The Biden administration finalized long-awaited regulations targeting emissions generated from heavy-duty vehicles, including trucks and buses, the latest salvo in President Biden’s sweeping climate agenda.
The Environmental Protection Agency announced the new regulations Friday morning, and officials said they represent the strongest-ever greenhouse gas emissions standards of their kind.
The rules will kick in beginning in 2026 for model year 2027 vehicles and progressively become more stringent through model year 2032, forcing a larger number of trucks and buses to be zero-emissions in that time frame.
“EPA’s standards complement President Biden’s unprecedented investment in our workers and communities to reduce harmful emissions, while strengthening our manufacturing capacity for the transportation technologies of the future,” said White House Climate Advisor Ali Zaidi. “By tackling pollution from heavy-duty vehicles, we can unlock extraordinary public health, climate, and economic gains.”
“In finalizing these emissions standards for heavy-duty vehicles like trucks and buses, EPA is significantly cutting pollution from the hardest-working vehicles on the road,” said EPA Administrator Michael Regan.
“Building on our recently finalized rule for light- and medium-duty vehicles, EPA’s strong and durable vehicle standards respond to the urgency of the climate crisis by making deep cuts in emissions from the transportation sector.”
Overall, EPA said the aggressive standards will avoid a billion tons of greenhouse gas emissions and provide $13 billion in annualized net societal benefits related to public health, the climate and business savings.

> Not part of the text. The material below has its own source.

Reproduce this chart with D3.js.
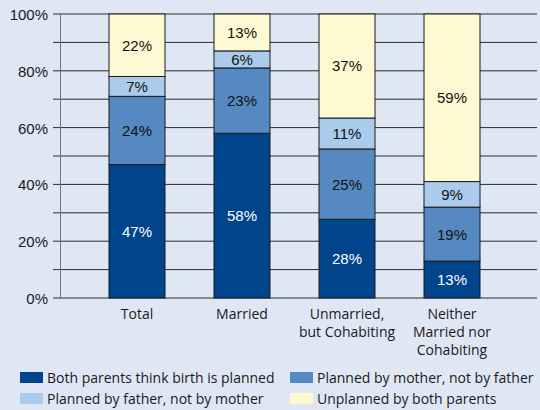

The agency claims that the regulations will set the heavy-duty vehicle industry on a “trajectory for sustained growth.”
The new regulations apply to short-haul and long-haul tractor-trailer trucks, in addition to vocational trucks like delivery vehicles, garbage trucks, school and public transit buses, concrete trucks and fire trucks.
EPA previously projected that the standards could lead to 50% of vocational trucks, 35% of short-haul tractor-trailers and 25% of long-haul tractor-trailers produced in 2032 being electric.
Less than 1% of new truck sales in the U.S. are zero-emissions, according to the Truck and Engine Manufacturers Association, which represents the world’s leading manufacturers of heavy-duty vehicles.